Two Mom’s Playing Their Parts

A few weeks ago, a friend sent me a link to this video about Mickey Rowe, the young man playing  the lead in a production of The Curious Incident of the Dog in the Night Time. A year ago, the Broadway tour of Curious was in Orlando and I had the opportunity to interview the actor that played the Mother, Felicity Jones Latta. I was interviewing her for a podcast for the arts center, so we were focused on the show: We discussed her journey as a professional artist and as an actor (two very different journeys) and her process for creating this character, the mother of a unique child.

We had a great discussion and then when the formal podcast was over, we had another discussion.  I admitted to her that, like the young man in the play, my child is unique.  My child doesn’t understand how life works.  My child thinks differently.  Oh, and he has curly hair and flicks his fingers, much like the actor Adam Langdon, who played Christopher in the tour.

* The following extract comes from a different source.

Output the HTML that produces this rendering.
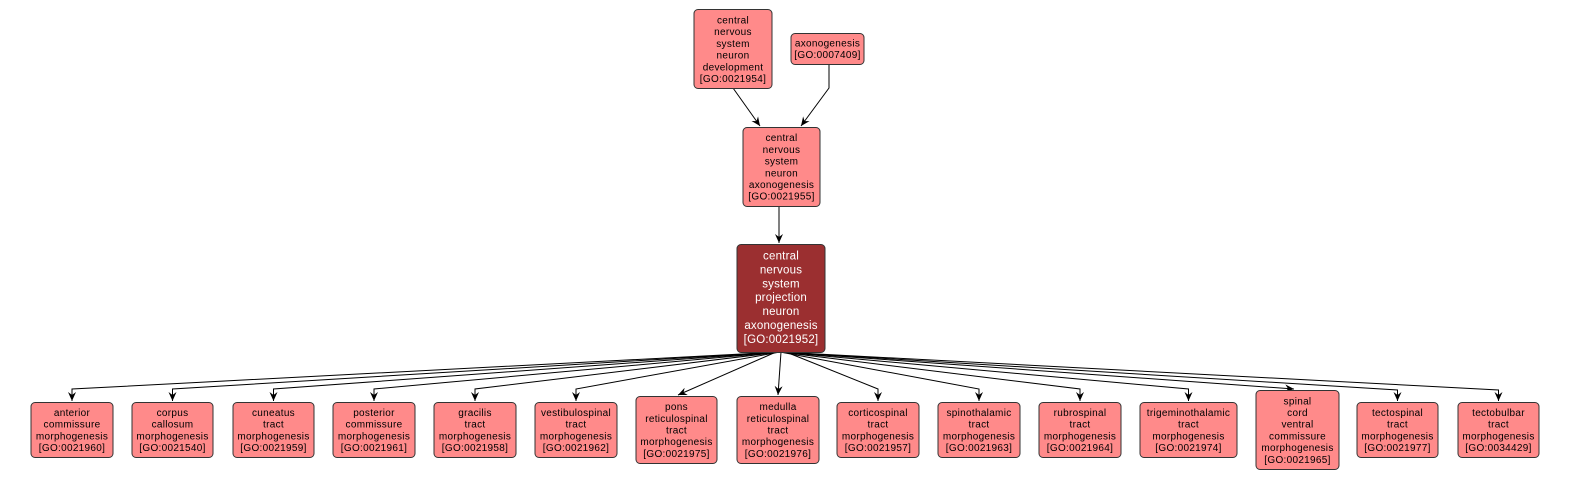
<!DOCTYPE html>
<html><head><meta charset="utf-8"><style>
html,body{margin:0;padding:0;background:#fff;}
svg{display:block;}
text{font-family:"Liberation Sans",Arial,sans-serif;font-size:10px;fill:#000;text-anchor:middle;dominant-baseline:central;letter-spacing:0.3px;}
.m text{fill:#fff;font-size:11.5px;letter-spacing:0.2px;}
rect.n{fill:#FF8A8A;stroke:#333;stroke-width:1;}
rect.d{fill:#9B2F30;stroke:#333;stroke-width:1;}
.e{fill:none;stroke:#000;stroke-width:1;}
</style></head><body>
<svg width="1572" height="480" viewBox="0 0 1572 480" xmlns="http://www.w3.org/2000/svg">
<defs>
<marker id="ar" markerUnits="userSpaceOnUse" markerWidth="10" markerHeight="10" refX="9" refY="5" orient="auto">
<path d="M0,1 L9,5 L0,9 L3,5 Z" fill="#000"/>
</marker>
</defs>
<!-- top edges -->
<path class="e" d="M733,88 L760,126" marker-end="url(#ar)"/>
<path class="e" d="M829,64 L829,88 L801,126" marker-end="url(#ar)"/>
<path class="e" d="M779,207 L779,243" marker-end="url(#ar)"/>
<!-- bottom edges -->
<path class="e" d="M780,352 L72,389 L72,401" marker-end="url(#ar)"/>
<path class="e" d="M780,352 L172.5,389 L172.5,401" marker-end="url(#ar)"/>
<path class="e" d="M780,352 L273.5,389 L273.5,401" marker-end="url(#ar)"/>
<path class="e" d="M780,352 L374,389 L374,401" marker-end="url(#ar)"/>
<path class="e" d="M780,352 L475,389 L475,401" marker-end="url(#ar)"/>
<path class="e" d="M780,352 L576,389 L576,401" marker-end="url(#ar)"/>
<path class="e" d="M776,352 L678,395" marker-end="url(#ar)"/>
<path class="e" d="M781,352 L778,395" marker-end="url(#ar)"/>
<path class="e" d="M786,352 L878,389 L878,401" marker-end="url(#ar)"/>
<path class="e" d="M780,352 L979,389 L979,401" marker-end="url(#ar)"/>
<path class="e" d="M780,352 L1080,389 L1080,401" marker-end="url(#ar)"/>
<path class="e" d="M780,352 L1188.5,389 L1188.5,401" marker-end="url(#ar)"/>
<path class="e" d="M780,352 L1294,389" marker-end="url(#ar)"/>
<path class="e" d="M780,352 L1397.5,390 L1397.5,401" marker-end="url(#ar)"/>
<path class="e" d="M780,352 L1498.5,390 L1498.5,401" marker-end="url(#ar)"/>

<!-- top nodes -->
<rect class="n" x="694" y="9.5" width="78" height="79" rx="4"/>
<text><tspan x="733" y="20.5">central</tspan><tspan x="733" y="32.2">nervous</tspan><tspan x="733" y="43.9">system</tspan><tspan x="733" y="55.6">neuron</tspan><tspan x="733" y="67.3">development</tspan><tspan x="733" y="79">[GO:0021954]</tspan></text>

<rect class="n" x="791" y="33.5" width="73" height="31" rx="4"/>
<text><tspan x="827.5" y="43.3">axonogenesis</tspan><tspan x="827.5" y="55">[GO:0007409]</tspan></text>

<rect class="n" x="743" y="127.5" width="77" height="79" rx="4"/>
<text><tspan x="781.5" y="138.2">central</tspan><tspan x="781.5" y="149.9">nervous</tspan><tspan x="781.5" y="161.6">system</tspan><tspan x="781.5" y="173.3">neuron</tspan><tspan x="781.5" y="185">axonogenesis</tspan><tspan x="781.5" y="196.7">[GO:0021955]</tspan></text>

<g class="m">
<rect class="d" x="737" y="244.5" width="88" height="108" rx="4"/>
<text><tspan x="781" y="256.5">central</tspan><tspan x="781" y="270.4">nervous</tspan><tspan x="781" y="284.3">system</tspan><tspan x="781" y="298.2">projection</tspan><tspan x="781" y="312.1">neuron</tspan><tspan x="781" y="326">axonogenesis</tspan><tspan x="781" y="339.9">[GO:0021952]</tspan></text>
</g>

<!-- bottom nodes (4 lines) -->
<rect class="n" x="31" y="402.5" width="82" height="55" rx="4"/>
<text><tspan x="72" y="413">anterior</tspan><tspan x="72" y="424.7">commissure</tspan><tspan x="72" y="436.4">morphogenesis</tspan><tspan x="72" y="448.1">[GO:0021960]</tspan></text>

<rect class="n" x="132" y="402.5" width="81" height="55" rx="4"/>
<text><tspan x="172.5" y="413">corpus</tspan><tspan x="172.5" y="424.7">callosum</tspan><tspan x="172.5" y="436.4">morphogenesis</tspan><tspan x="172.5" y="448.1">[GO:0021540]</tspan></text>

<rect class="n" x="233" y="402.5" width="81" height="55" rx="4"/>
<text><tspan x="273.5" y="413">cuneatus</tspan><tspan x="273.5" y="424.7">tract</tspan><tspan x="273.5" y="436.4">morphogenesis</tspan><tspan x="273.5" y="448.1">[GO:0021959]</tspan></text>

<rect class="n" x="333" y="402.5" width="82" height="55" rx="4"/>
<text><tspan x="374" y="413">posterior</tspan><tspan x="374" y="424.7">commissure</tspan><tspan x="374" y="436.4">morphogenesis</tspan><tspan x="374" y="448.1">[GO:0021961]</tspan></text>

<rect class="n" x="434" y="402.5" width="82" height="55" rx="4"/>
<text><tspan x="475" y="413">gracilis</tspan><tspan x="475" y="424.7">tract</tspan><tspan x="475" y="436.4">morphogenesis</tspan><tspan x="475" y="448.1">[GO:0021958]</tspan></text>

<rect class="n" x="535" y="402.5" width="82" height="55" rx="4"/>
<text><tspan x="576" y="413">vestibulospinal</tspan><tspan x="576" y="424.7">tract</tspan><tspan x="576" y="436.4">morphogenesis</tspan><tspan x="576" y="448.1">[GO:0021962]</tspan></text>

<!-- 5 lines -->
<rect class="n" x="636" y="396.5" width="81" height="67" rx="4"/>
<text><tspan x="676.5" y="407.1">pons</tspan><tspan x="676.5" y="418.8">reticulospinal</tspan><tspan x="676.5" y="430.5">tract</tspan><tspan x="676.5" y="442.2">morphogenesis</tspan><tspan x="676.5" y="453.9">[GO:0021975]</tspan></text>

<rect class="n" x="737" y="396.5" width="82" height="67" rx="4"/>
<text><tspan x="778" y="407.1">medulla</tspan><tspan x="778" y="418.8">reticulospinal</tspan><tspan x="778" y="430.5">tract</tspan><tspan x="778" y="442.2">morphogenesis</tspan><tspan x="778" y="453.9">[GO:0021976]</tspan></text>

<rect class="n" x="837" y="402.5" width="82" height="55" rx="4"/>
<text><tspan x="878" y="413">corticospinal</tspan><tspan x="878" y="424.7">tract</tspan><tspan x="878" y="436.4">morphogenesis</tspan><tspan x="878" y="448.1">[GO:0021957]</tspan></text>

<rect class="n" x="938" y="402.5" width="82" height="55" rx="4"/>
<text><tspan x="979" y="413">spinothalamic</tspan><tspan x="979" y="424.7">tract</tspan><tspan x="979" y="436.4">morphogenesis</tspan><tspan x="979" y="448.1">[GO:0021963]</tspan></text>

<rect class="n" x="1039" y="402.5" width="82" height="55" rx="4"/>
<text><tspan x="1080" y="413">rubrospinal</tspan><tspan x="1080" y="424.7">tract</tspan><tspan x="1080" y="436.4">morphogenesis</tspan><tspan x="1080" y="448.1">[GO:0021964]</tspan></text>

<rect class="n" x="1140" y="402.5" width="97" height="55" rx="4"/>
<text><tspan x="1188.5" y="413">trigeminothalamic</tspan><tspan x="1188.5" y="424.7">tract</tspan><tspan x="1188.5" y="436.4">morphogenesis</tspan><tspan x="1188.5" y="448.1">[GO:0021974]</tspan></text>

<!-- 6 lines -->
<rect class="n" x="1256" y="390.5" width="83" height="79" rx="4"/>
<text><tspan x="1297.5" y="401.3">spinal</tspan><tspan x="1297.5" y="413">cord</tspan><tspan x="1297.5" y="424.7">ventral</tspan><tspan x="1297.5" y="436.4">commissure</tspan><tspan x="1297.5" y="448.1">morphogenesis</tspan><tspan x="1297.5" y="459.8">[GO:0021965]</tspan></text>

<rect class="n" x="1357" y="402.5" width="81" height="55" rx="4"/>
<text><tspan x="1397.5" y="413">tectospinal</tspan><tspan x="1397.5" y="424.7">tract</tspan><tspan x="1397.5" y="436.4">morphogenesis</tspan><tspan x="1397.5" y="448.1">[GO:0021977]</tspan></text>

<rect class="n" x="1458" y="402.5" width="81" height="55" rx="4"/>
<text><tspan x="1498.5" y="413">tectobulbar</tspan><tspan x="1498.5" y="424.7">tract</tspan><tspan x="1498.5" y="436.4">morphogenesis</tspan><tspan x="1498.5" y="448.1">[GO:0034429]</tspan></text>
</svg>
</body></html>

Only Adam was acting at flicking his fingers and acting about not needing eye contact.

Then she interviewed me. She wanted to know what it was like for me to watch the play and I told her the truth. I felt exposed.  I felt like everyone in the theater was looking at me to see how I responded. I know that all of my friends who saw the show during the run in Orlando would text or call or post “I was thinking about you the whole time!”  And that I didn’t want to be thought of. I didn’t want everyone knowing how it felt to be the mother of this child.

Which is kind of weird because I’m always writing and speaking and looking for opportunities to for Henry and I share what our life is like.  But then those audiences see our life and experiences in the way that we share them, which is usually hopeful, meaningful, inspirational and often funny.  Not in the visceral, sometimes dangerous, often frantic, usually frustrating way portrayed in this production.  Which is also an experience in how we live our lives.

But there it was all on stage for everyone to experience.

She asked me what the difference was between me and the mother she played. This was easy.  Her mother was in true crisis a part of which was that she didn’t know how she felt about being a mother, his mother.  She was also living in a way in which the disease, the disorder, was in charge of her life.  The autism was running the show. If it didn’t want to hug, then there’s no hugging. If it didn’t want to manage a meltdown, then there was a meltdown.  If it couldn’t go into a public place, then it didn’t go.

In my world, we are in charge.  I tell autism what we need to do.  If it doesn’t want to hug, ok we’ll train it to receive and give hugs.  Because I, Alice, Henry’s mom, needs hugs. If autism doesn’t want public places then we train it to manage being out in public.  We break it down.  We break its grip on Henry.

This is challenging work because it requires finding the dividing line between Henry and autism.  What does Henry want to do?  What is autism not allowing him to do? What gift is autism giving him that allows him to do things he might otherwise not be able to do? What does Henry actually not want to do?

The best example is the birds.  He hates birds.  We worked and worked on being in public places (parking lots, the zoo, Sea World) where there might be birds. And we survived those attempts.  But he hates them.  They freak him out.  So, we don’t go places where there are flocks of birds. And we move quickly if they show up where we are.

That dividing line was much clearer when he was small.  No one wants to have a meltdown or injure himself or someone he loves.  So, we did sensory exercises.  We practiced, timed our outings, over prepared, wrote social stories and we found out how far we could get.

Dr. Phil's teaching on dealing with addiction in a person you love is “You’re talking to the disease now.” I apply this liberally. Autism doesn’t get to tell me who I am or what my life looks like, and it doesn’t get to dictate who Henry is. I tell it what it’s life looks like. Now, my work as the mother of an adult is to give him the reigns to help him to make the distinction between autism and what he actually wants to do. He gets to break the grip.

That’s the biggest difference between Henry and I and Christopher and his Mom. In the play, they are subject to it. In my show, it is subject to us.

We didn’t record this part of our conversation because in our podcast we were representing the show, the character and the theater.  This conversation was purely personal—me sharing how her performance impacted me and hopefully giving her the support to continue performing her role. And her discovering how the mother of a unique, curly-haired young adult felt about the story she was embodying. It was a powerful hour of truth and art.  My favorite thing.